Vaccines are some of the most effective public health tools we have for disease prevention. In recent years, we have seen a resurgence in vaccine-preventable diseases including measles and pertussis, or whooping cough, because more people are either delaying or refusing vaccines for themselves or for their children. People frequently cite concerns about the safety and effectiveness of vaccines as a reason for declining vaccination. Vaccines have become such a polarizing issue in our society and our politics, and there is so much misinformation about vaccines living on social media sites. I hope our continued scientific work can contribute to offsetting some of those trends.
It breaks my heart to hear stories of people needlessly suffering from vaccine-preventable illnesses, like the recent story of a child from my own community who was hospitalized for weeks with a serious tetanus infection. My team and I are motivated to conduct rigorous studies of vaccine safety and effectiveness, and to communicate these findings to policymakers, health care providers, and the public so that we can all work together to reduce the burden of these illnesses in our communities and keep people healthy.

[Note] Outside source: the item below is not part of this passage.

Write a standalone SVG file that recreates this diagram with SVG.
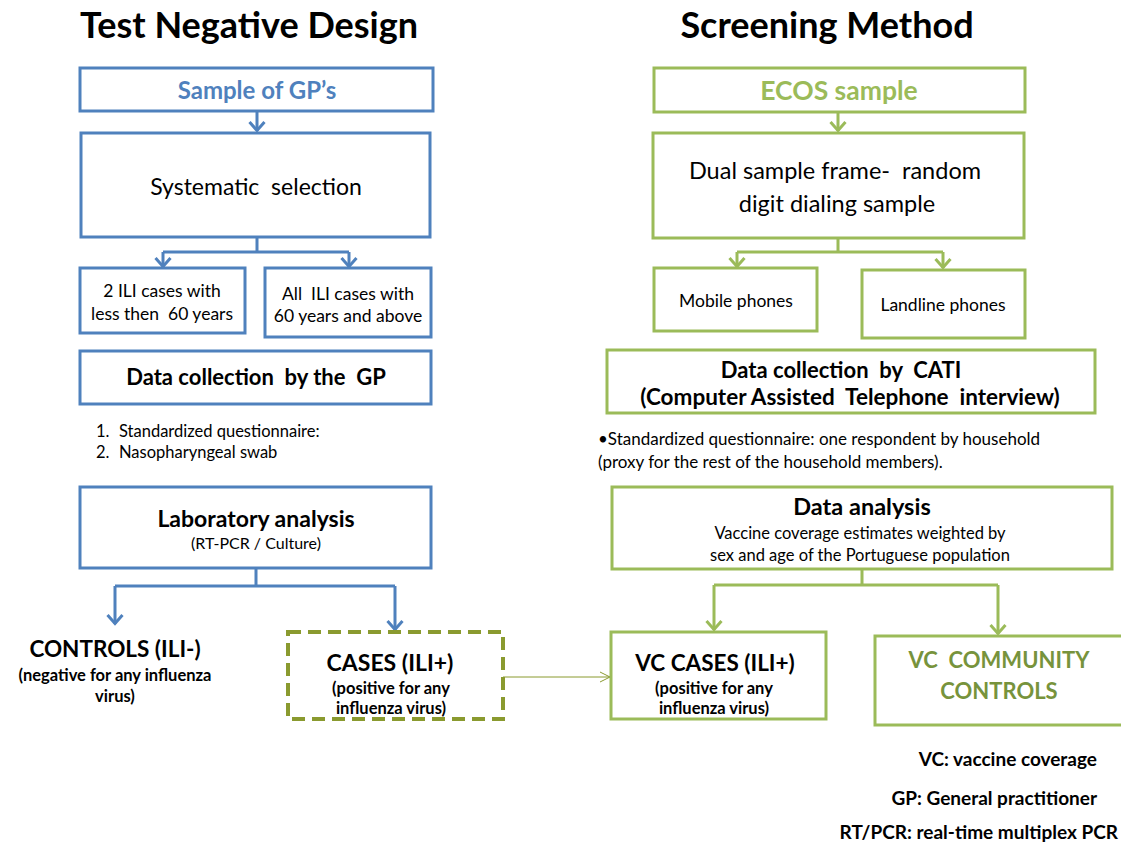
<svg xmlns="http://www.w3.org/2000/svg" width="1121" height="845" viewBox="0 0 1121 845">
<defs>
<style>
text{font-family:Lato,"Liberation Sans",sans-serif;fill:#000;white-space:pre}
.b{font-weight:bold}
.c{text-anchor:middle}
.blue{fill:none;stroke:#4F81BD;stroke-width:3}
.green{fill:none;stroke:#9BBB59;stroke-width:3}
.bl{fill:none;stroke:#4F81BD;stroke-width:3}
.gl{fill:none;stroke:#9BBB59;stroke-width:3}
.dash{fill:none;stroke:#8A9A2F;stroke-width:4;stroke-dasharray:13 7}
</style>
<marker id="ab" viewBox="0 0 12 18" refX="10" refY="9" markerWidth="12" markerHeight="18" markerUnits="userSpaceOnUse" orient="auto">
<path d="M1,1.5 L9.5,9 L1,16.5" fill="none" stroke="#4F81BD" stroke-width="3"/>
</marker>
<marker id="ag" viewBox="0 0 12 18" refX="10" refY="9" markerWidth="12" markerHeight="18" markerUnits="userSpaceOnUse" orient="auto">
<path d="M1,1.5 L9.5,9 L1,16.5" fill="none" stroke="#9BBB59" stroke-width="3"/>
</marker>
<marker id="ao" viewBox="0 0 12 12" refX="11" refY="6" markerWidth="12" markerHeight="12" markerUnits="userSpaceOnUse" orient="auto">
<path d="M1,1 L11,6 L1,11" fill="none" stroke="#8A9A2F" stroke-width="1"/>
</marker>
</defs>
<rect width="1121" height="845" fill="#fff"/>

<g id="titles">
<text class="b c" x="249" y="38" font-size="36">Test Negative Design</text>
<text class="b c" x="827" y="38" font-size="36">Screening Method</text>
</g>

<g id="connectors">
<line class="bl" x1="257" y1="111" x2="257" y2="131" marker-end="url(#ab)"/>
<path class="bl" d="M257,237 V252 M163,252 H349"/>
<line class="bl" x1="163" y1="252" x2="163" y2="267" marker-end="url(#ab)"/>
<line class="bl" x1="349" y1="252" x2="349" y2="267" marker-end="url(#ab)"/>
<path class="bl" d="M256,568 V586 M115,586 H395"/>
<line class="bl" x1="115" y1="586" x2="115" y2="624" marker-end="url(#ab)"/>
<line class="bl" x1="395" y1="586" x2="395" y2="630" marker-end="url(#ab)"/>
<line class="gl" x1="838" y1="112" x2="838" y2="131" marker-end="url(#ag)"/>
<path class="gl" d="M838,238 V252 M737,252 H943"/>
<line class="gl" x1="737" y1="252" x2="737" y2="267" marker-end="url(#ag)"/>
<line class="gl" x1="943" y1="252" x2="943" y2="268" marker-end="url(#ag)"/>
<path class="gl" d="M862,569 V585 M714,585 H998"/>
<line class="gl" x1="714" y1="585" x2="714" y2="630" marker-end="url(#ag)"/>
<line class="gl" x1="998" y1="585" x2="998" y2="634" marker-end="url(#ag)"/>
<line x1="503" y1="677" x2="610" y2="677" stroke="#8A9A2F" stroke-width="1" marker-end="url(#ao)"/>
</g>

<g id="sample-gp">
<rect class="blue" x="80" y="68" width="353" height="43"/>
<text class="b c" x="257" y="99" font-size="24" style="fill:#4F81BD">Sample of GP’s</text>
</g>
<g id="systematic">
<rect class="blue" x="81" y="133" width="349" height="104"/>
<text class="c" x="256" y="195" font-size="23">Systematic  selection</text>
</g>
<g id="ili-under60">
<rect class="blue" x="80" y="268" width="165" height="65"/>
<text class="c" x="162" y="297" font-size="17.5">2 ILI cases with</text>
<text class="c" x="162" y="320" font-size="17.5">less then  60 years</text>
</g>
<g id="ili-over60">
<rect class="blue" x="265" y="268" width="166" height="69"/>
<text class="c" x="348" y="300" font-size="17.5">All  ILI cases with</text>
<text class="c" x="348" y="322" font-size="17.5">60 years and above</text>
</g>
<g id="data-gp">
<rect class="blue" x="80" y="351" width="351" height="53"/>
<text class="b c" x="256" y="385" font-size="22">Data collection  by the  GP</text>
</g>
<g id="gp-list">
<text x="96" y="437" font-size="16.5">1.</text>
<text x="119" y="437" font-size="16.5">Standardized questionnaire:</text>
<text x="96" y="458" font-size="16.5">2.</text>
<text x="119" y="458" font-size="16.5">Nasopharyngeal swab</text>
</g>
<g id="lab">
<rect class="blue" x="80" y="487" width="351" height="81"/>
<text class="b c" x="256" y="527" font-size="23">Laboratory analysis</text>
<text class="c" x="256" y="549" font-size="16">(RT-PCR / Culture)</text>
</g>
<g id="controls">
<text class="b c" x="115" y="657" font-size="22.5">CONTROLS (ILI-)</text>
<text class="b c" x="115" y="681" font-size="16.5">(negative for any influenza</text>
<text class="b c" x="115" y="702" font-size="16.5">virus)</text>
</g>
<g id="cases">
<rect class="dash" x="288" y="632" width="215" height="87"/>
<text class="b c" x="390" y="671" font-size="23">CASES (ILI+)</text>
<text class="b c" x="391" y="694" font-size="16.5">(positive for any</text>
<text class="b c" x="391" y="714" font-size="16.5">influenza virus)</text>
</g>

<g id="ecos">
<rect class="green" x="654" y="68" width="371" height="44"/>
<text class="b c" x="839" y="100" font-size="26.5" style="fill:#9BBB59">ECOS sample</text>
</g>
<g id="dual">
<rect class="green" x="653" y="133" width="371" height="105"/>
<text class="c" x="835" y="179" font-size="23.5">Dual sample frame-  random</text>
<text class="c" x="837" y="212" font-size="23.5">digit dialing sample</text>
</g>
<g id="mobile">
<rect class="green" x="654" y="268" width="163" height="63"/>
<text class="c" x="736" y="307" font-size="17.5">Mobile phones</text>
</g>
<g id="landline">
<rect class="green" x="862" y="270" width="163" height="68"/>
<text class="c" x="943" y="311" font-size="17.5">Landline phones</text>
</g>
<g id="cati">
<rect class="green" x="607" y="350" width="488" height="63"/>
<text class="b c" x="841" y="378" font-size="22">Data collection  by  CATI</text>
<text class="b c" x="850" y="405" font-size="22.5">(Computer Assisted  Telephone  interview)</text>
</g>
<g id="cati-note">
<text x="598" y="445" font-size="17">•Standardized questionnaire: one respondent by household</text>
<text x="598" y="468" font-size="17">(proxy for the rest of the household members).</text>
</g>
<g id="analysis">
<rect class="green" x="612" y="487" width="500" height="82"/>
<text class="b c" x="862" y="515" font-size="23.5">Data analysis</text>
<text class="c" x="860" y="539" font-size="16.5">Vaccine coverage estimates weighted by</text>
<text class="c" x="860" y="561" font-size="16.5">sex and age of the Portuguese population</text>
</g>
<g id="vc-cases">
<rect class="green" x="611" y="632" width="215" height="87"/>
<text class="b c" x="715" y="671" font-size="22.5">VC CASES (ILI+)</text>
<text class="b c" x="714" y="694" font-size="16.5">(positive for any</text>
<text class="b c" x="714" y="714" font-size="16.5">influenza virus)</text>
</g>
<g id="vc-controls">
<rect class="green" x="875" y="636" width="250" height="89"/>
<text class="b c" x="999" y="668" font-size="22" style="fill:#77933C">VC  COMMUNITY</text>
<text class="b c" x="999" y="699" font-size="22" style="fill:#77933C">CONTROLS</text>
</g>
<g id="legend">
<text class="b" x="1097" y="766" font-size="19" text-anchor="end">VC: vaccine coverage</text>
<text class="b" x="1097" y="805" font-size="19" text-anchor="end">GP: General practitioner</text>
<text class="b" x="1118" y="839" font-size="19" text-anchor="end">RT/PCR: real-time multiplex PCR</text>
</g>
</svg>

Kaiser Permanente is a great place to conduct vaccine safety research. In fact, we have been doing it since the early 1990s as part of the Vaccine Safety Datalink project. We are able to combine our rich, comprehensive electronic health records data across regions to look at patterns of possible vaccine-adverse events in millions of people. This gives us the ability to look at rare potential side effects that were not recognized or could not be studied in clinical trials. We also get to look at the real-world experience in special populations, such as pregnant women, who are frequently excluded from clinical trials.
One of the projects that has excited me the most was the Dental Adolescent Immunization Study. The goal of this study was to increase adolescent vaccination rates by encouraging dental providers to recommend vaccinations to their patients or their patients’ parents. One of the challenges to vaccinating adolescents is that they have less-frequent medical clinic visits than younger children.
In Oregon and Southwest Washington, we were fortunate to be able to work with our dental providers on this important study. We provided them with some education and communication tools to make vaccine recommendations to these hard-to-reach adolescent patients. This study supported our region’s goal of medical-dental integration and Kaiser Permanente’s commitment to total health. Several dental clinics in the region have now gone beyond the scope of the study — making vaccine recommendations — and have actually embedded nurses to administer needed vaccinations to patients when they come in for dental care.
In my free time, I like to work in my garden, swim, golf, and enjoy the region’s beautiful natural areas. I also like to relax with a good book and a cup of tea.